# WHAT THIS TASK INVOLVES
Starting at the first line of the listing below, repeat each line up to and including the one containing "const baseDomain = [2251, 2462];". Leave out pictures.

# SOURCE EXCERPT

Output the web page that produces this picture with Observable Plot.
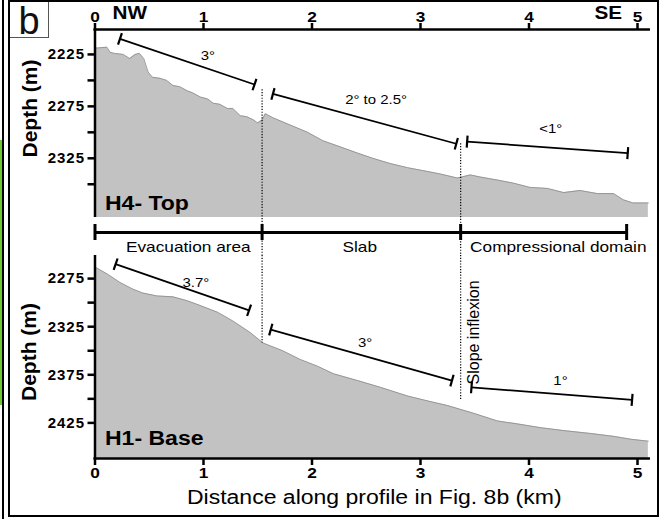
<!DOCTYPE html>
<html>
<head>
<meta charset="utf-8">
<script src="https://cdn.jsdelivr.net/npm/d3@7"></script>
<script src="https://cdn.jsdelivr.net/npm/@observablehq/plot@0.6"></script>
<style>
html,body{margin:0;padding:0;background:#fff;}
#wrap{position:relative;width:661px;height:519px;overflow:hidden;font-family:"Liberation Sans",Arial,sans-serif;background:#fff;}
#wrap svg{position:absolute;left:0;top:0;}
#outer{position:absolute;left:2px;top:0;width:2px;height:519px;background:#000;}
#green{position:absolute;left:0;top:140px;width:2px;height:265px;background:#6cc832;}
#frame{position:absolute;left:8px;top:0;width:647px;height:513px;border:2px solid #000;}
#blabel{position:absolute;left:10px;top:2px;width:38px;height:35px;border-right:1px solid #555;border-bottom:1px solid #555;font-size:38px;line-height:38px;text-align:center;color:#111;overflow:visible;}
</style>
</head>
<body>
<div id="wrap">
  <div id="green"></div><div id="outer"></div><div id="frame"></div>
  <div id="blabel">b</div>
</div>
<script>
// ---------------- data ----------------
const xTicks = [0, 1, 2, 3, 4, 5];
const topDepthTicks = [2225, 2250, 2275, 2300, 2325, 2350];
const topDepthLabels = [2225, 2275, 2325];
const baseDepthTicks = [2275, 2300, 2325, 2350, 2375, 2400, 2425];
const baseDepthLabels = [2275, 2325, 2375, 2425];
const topDomain = [2201, 2382];
const baseDomain = [2251, 2462];

// H4 - Top horizon profile (distance km, depth m)
const h4Km = [0,0.11,0.14,0.18,0.26,0.32,0.37,0.41,0.45,0.49,0.53,0.60,0.66,0.72,0.78,0.85,0.90,0.97,1.04,1.09,1.15,1.22,1.27,1.34,1.40,1.46,1.50,1.54,1.57,1.64,1.80,1.96,2.10,2.26,2.42,2.56,2.72,2.88,3.03,3.18,3.34,3.46,3.55,3.71,3.86,4.01,4.17,4.32,4.47,4.63,4.78,4.87,4.96,5.10];
const h4Depth = [2219,2218,2223,2224,2225,2229,2225,2224,2229,2242,2247,2248,2250,2255,2256,2260,2262,2266,2268,2272,2273,2277,2277,2284,2285,2288,2291,2288,2282,2286,2293,2300,2308,2314,2320,2325,2330,2334,2337,2340,2344,2341,2343,2346,2349,2353,2354,2358,2356,2359,2359,2365,2368,2368];

// H1 - Base horizon profile
const h1Km = [0,0.11,0.23,0.35,0.44,0.57,0.72,0.85,0.97,1.13,1.27,1.43,1.55,1.73,1.89,2.05,2.20,2.42,2.63,2.88,3.06,3.25,3.49,3.71,3.89,4.11,4.32,4.57,4.78,4.94,5.10];
const h1Depth = [2263,2270,2279,2286,2290,2293,2294,2298,2303,2310,2319,2331,2342,2350,2359,2366,2374,2381,2388,2397,2402,2407,2415,2423,2426,2430,2433,2436,2439,2442,2444];

// domains
const regionNames = ["Evacuation area", "Slab", "Compressional domain"];
const regionLabelKm = [0.86, 2.44, 4.27];
const regionBounds = [0, 1.54, 3.37, 4.9];
const inflexionKm = [1.54, 3.37];
const inflexionTopStart = [2259, 2311];
const inflexionBaseEnd = [2342, 2402];
const inflexionText = "Slope inflexion";
const inflexionTextKm = 3.49;
const inflexionTextDepth = 2331;

// slope annotations, top horizon
const topSlopeText = ["3°", "2° to 2.5°", "<1°"];
const topSlopeKm1 = [0.23, 1.64, 3.43];
const topSlopeKm2 = [1.47, 3.33, 4.91];
const topSlopeD1 = [2210, 2263, 2309];
const topSlopeD2 = [2254, 2311, 2320];
const topSlopeLabelKm = [1.04, 2.59, 4.20];
const topSlopeLabelD = [2226, 2269, 2297];

// slope annotations, base horizon
const baseSlopeText = ["3.7°", "3°", "1°"];
const baseSlopeKm1 = [0.19, 1.62, 3.47];
const baseSlopeKm2 = [1.42, 3.29, 4.95];
const baseSlopeD1 = [2260, 2328, 2388];
const baseSlopeD2 = [2308, 2381, 2401];
const baseSlopeLabelKm = [0.93, 2.49, 4.29];
const baseSlopeLabelD = [2279, 2342, 2381];

const directions = ["NW", "SE"];
const directionKm = [0.32, 4.73];

// ---------------- layout ----------------
const W = 661, H = 519;
const ML = 94.5, MR = 24;
const TOP = {top: 29, bottom: 302};
const BASE = {top: 255, bottom: 61};
const FONT = "'Liberation Sans', Arial, Helvetica, sans-serif";
const pxPerKm = (W - ML - MR) / 5;

const h4 = h4Km.map((km, i) => ({km, depth: h4Depth[i]}));
const h1 = h1Km.map((km, i) => ({km, depth: h1Depth[i]}));

function slopes(text, k1, k2, d1, d2, lk, ld) {
  return text.map((t, i) => ({t, x1: k1[i], x2: k2[i], y1: d1[i], y2: d2[i], lx: lk[i], ly: ld[i]}));
}
function endTicks(segs, pxPerM, half) {
  const out = [];
  for (const s of segs) {
    const dxp = (s.x2 - s.x1) * pxPerKm, dyp = (s.y2 - s.y1) * pxPerM;
    const len = Math.hypot(dxp, dyp);
    const nx = -dyp / len, ny = dxp / len;
    for (const [x, d] of [[s.x1, s.y1], [s.x2, s.y2]]) {
      out.push({x1: x + nx * half / pxPerKm, y1: d + ny * half / pxPerM,
                x2: x - nx * half / pxPerKm, y2: d - ny * half / pxPerM});
    }
  }
  return out;
}
const topSegs = slopes(topSlopeText, topSlopeKm1, topSlopeKm2, topSlopeD1, topSlopeD2, topSlopeLabelKm, topSlopeLabelD);
const baseSegs = slopes(baseSlopeText, baseSlopeKm1, baseSlopeKm2, baseSlopeD1, baseSlopeD2, baseSlopeLabelKm, baseSlopeLabelD);
const topPxPerM = (H - TOP.top - TOP.bottom) / (topDomain[1] - topDomain[0]);
const basePxPerM = (H - BASE.top - BASE.bottom) / (baseDomain[1] - baseDomain[0]);

const common = {
  width: W, height: H, marginLeft: ML, marginRight: MR,
  style: {background: "transparent", overflow: "visible", fontFamily: FONT, color: "#000"}
};
const segMarks = (segs, pxPerM) => [
  Plot.link(segs, {x1: "x1", y1: "y1", x2: "x2", y2: "y2", stroke: "#000", strokeWidth: 1.7}),
  Plot.link(endTicks(segs, pxPerM, 6), {x1: "x1", y1: "y1", x2: "x2", y2: "y2", stroke: "#000", strokeWidth: 2.2}),
  Plot.text(segs, {x: "lx", y: "ly", text: "t", fontSize: 13, fill: "#000"})
];

const topPlot = Plot.plot({
  ...common, marginTop: TOP.top, marginBottom: TOP.bottom,
  x: {domain: [0, 5]},
  y: {domain: topDomain, reverse: true},
  marks: [
    Plot.area(h4, {x1: "km", y1: "depth", y2: topDomain[1], fill: "#c2c2c2"}),
    Plot.line(h4, {x: "km", y: "depth", stroke: "#8a8a8a", strokeWidth: 0.8}),
    Plot.ruleX(inflexionKm, {x: d => d, y1: (d, i) => inflexionTopStart[i], y2: topDomain[1], insetBottom: -38, stroke: "#000", strokeWidth: 1.2, strokeDasharray: "1.2,1.6"}),
    ...segMarks(topSegs, topPxPerM),
    Plot.ruleX([0], {stroke: "#000", strokeWidth: 2.5}),
    Plot.ruleY([topDomain[0]], {x1: -0.01, x2: 5.12, stroke: "#000", strokeWidth: 2.6}),
    Plot.axisX({anchor: "top", ticks: xTicks, tickSize: 7, tickPadding: 1, tickFormat: d => String(d), fontSize: 15, fontWeight: "bold", strokeWidth: 2.5, label: null}),
    Plot.axisY({ticks: topDepthTicks, tickSize: 7, tickPadding: 3, tickFormat: d => topDepthLabels.includes(d) ? String(d) : "", fontSize: 15, fontWeight: "bold", strokeWidth: 2.5, label: null}),
    Plot.text(directions, {x: directionKm, frameAnchor: "top", dy: -16, lineAnchor: "middle", fontSize: 18, fontWeight: "bold"}),
    Plot.text(["Depth (m)"], {frameAnchor: "left", dx: -65, dy: -15, rotate: -90, textAnchor: "middle", lineAnchor: "middle", fontSize: 21, fontWeight: "bold"}),
    Plot.text(["H4- Top"], {frameAnchor: "bottom-left", dx: 10, dy: -14, textAnchor: "start", lineAnchor: "middle", fontSize: 20, fontWeight: "bold"}),
    Plot.ruleY([topDomain[1]], {x1: regionBounds[0], x2: regionBounds[3], dy: 15, stroke: "#000", strokeWidth: 3}),
    Plot.ruleX(regionBounds, {x: d => d, y1: topDomain[1], y2: topDomain[1], dy: 15, insetTop: -8, insetBottom: -8, stroke: "#000", strokeWidth: 3}),
    Plot.text(regionNames, {x: regionLabelKm, frameAnchor: "bottom", dy: 30, lineAnchor: "middle", fontSize: 15})
  ]
});

const basePlot = Plot.plot({
  ...common, marginTop: BASE.top, marginBottom: BASE.bottom,
  x: {domain: [0, 5]},
  y: {domain: baseDomain, reverse: true},
  marks: [
    Plot.area(h1, {x1: "km", y1: "depth", y2: baseDomain[1], fill: "#c2c2c2"}),
    Plot.line(h1, {x: "km", y: "depth", stroke: "#8a8a8a", strokeWidth: 0.8}),
    Plot.ruleX(inflexionKm, {x: d => d, y1: baseDomain[0], y2: (d, i) => inflexionBaseEnd[i], stroke: "#000", strokeWidth: 1.2, strokeDasharray: "1.2,1.6"}),
    ...segMarks(baseSegs, basePxPerM),
    Plot.text([inflexionText], {x: [inflexionTextKm], y: [inflexionTextDepth], rotate: -90, textAnchor: "middle", lineAnchor: "middle", fontSize: 16}),
    Plot.ruleX([0], {stroke: "#000", strokeWidth: 2.5}),
    Plot.ruleY([baseDomain[1]], {x1: -0.01, x2: 5.12, stroke: "#000", strokeWidth: 2.6}),
    Plot.axisX({anchor: "bottom", ticks: xTicks, tickSize: 7, tickPadding: 2, tickFormat: d => String(d), fontSize: 15, fontWeight: "bold", strokeWidth: 2.5, label: null}),
    Plot.axisY({ticks: baseDepthTicks, tickSize: 7, tickPadding: 3, tickFormat: d => baseDepthLabels.includes(d) ? String(d) : "", fontSize: 15, fontWeight: "bold", strokeWidth: 2.5, label: null}),
    Plot.text(["Depth (m)"], {frameAnchor: "left", dx: -66, dy: -5, rotate: -90, textAnchor: "middle", lineAnchor: "middle", fontSize: 21, fontWeight: "bold"}),
    Plot.text(["H1- Base"], {frameAnchor: "bottom-left", dx: 10, dy: -20, textAnchor: "start", lineAnchor: "middle", fontSize: 20, fontWeight: "bold"}),
    Plot.text(["Distance along profile in Fig. 8b (km)"], {frameAnchor: "bottom", dx: 8, dy: 39, lineAnchor: "middle", fontSize: 20})
  ]
});

const wrap = document.getElementById("wrap");
wrap.appendChild(topPlot);
wrap.appendChild(basePlot);

// horizontal stretch of the lettering, as in the reference
const STRETCH = 1.15;
wrap.querySelectorAll("svg text").forEach(t => {
  const tr = (t.getAttribute("transform") || "") + (t.parentNode.getAttribute("transform") || "");
  if (/rotate/.test(tr)) return;
  const anchor = t.getAttribute("text-anchor") || t.parentNode.getAttribute("text-anchor") || "";
  const L = t.getComputedTextLength();
  if (L <= 0) return;
  if (anchor === "end") {          // right-aligned tick labels: widen with spacing instead
    t.style.letterSpacing = "1px";
    return;
  }
  t.setAttribute("textLength", (L * STRETCH).toFixed(1));
  t.setAttribute("lengthAdjust", "spacingAndGlyphs");
});
</script>
</body>
</html>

# TASK RESULT
Output the web page that produces this picture with Observable Plot.
<!DOCTYPE html>
<html>
<head>
<meta charset="utf-8">
<script src="https://cdn.jsdelivr.net/npm/d3@7"></script>
<script src="https://cdn.jsdelivr.net/npm/@observablehq/plot@0.6"></script>
<style>
html,body{margin:0;padding:0;background:#fff;}
#wrap{position:relative;width:661px;height:519px;overflow:hidden;font-family:"Liberation Sans",Arial,sans-serif;background:#fff;}
#wrap svg{position:absolute;left:0;top:0;}
#outer{position:absolute;left:2px;top:0;width:2px;height:519px;background:#000;}
#green{position:absolute;left:0;top:140px;width:2px;height:265px;background:#6cc832;}
#frame{position:absolute;left:8px;top:0;width:647px;height:513px;border:2px solid #000;}
#blabel{position:absolute;left:10px;top:2px;width:38px;height:35px;border-right:1px solid #555;border-bottom:1px solid #555;font-size:38px;line-height:38px;text-align:center;color:#111;overflow:visible;}
</style>
</head>
<body>
<div id="wrap">
  <div id="green"></div><div id="outer"></div><div id="frame"></div>
  <div id="blabel">b</div>
</div>
<script>
// ---------------- data ----------------
const xTicks = [0, 1, 2, 3, 4, 5];
const topDepthTicks = [2225, 2250, 2275, 2300, 2325, 2350];
const topDepthLabels = [2225, 2275, 2325];
const baseDepthTicks = [2275, 2300, 2325, 2350, 2375, 2400, 2425];
const baseDepthLabels = [2275, 2325, 2375, 2425];
const topDomain = [2201, 2382];
const baseDomain = [2251, 2462];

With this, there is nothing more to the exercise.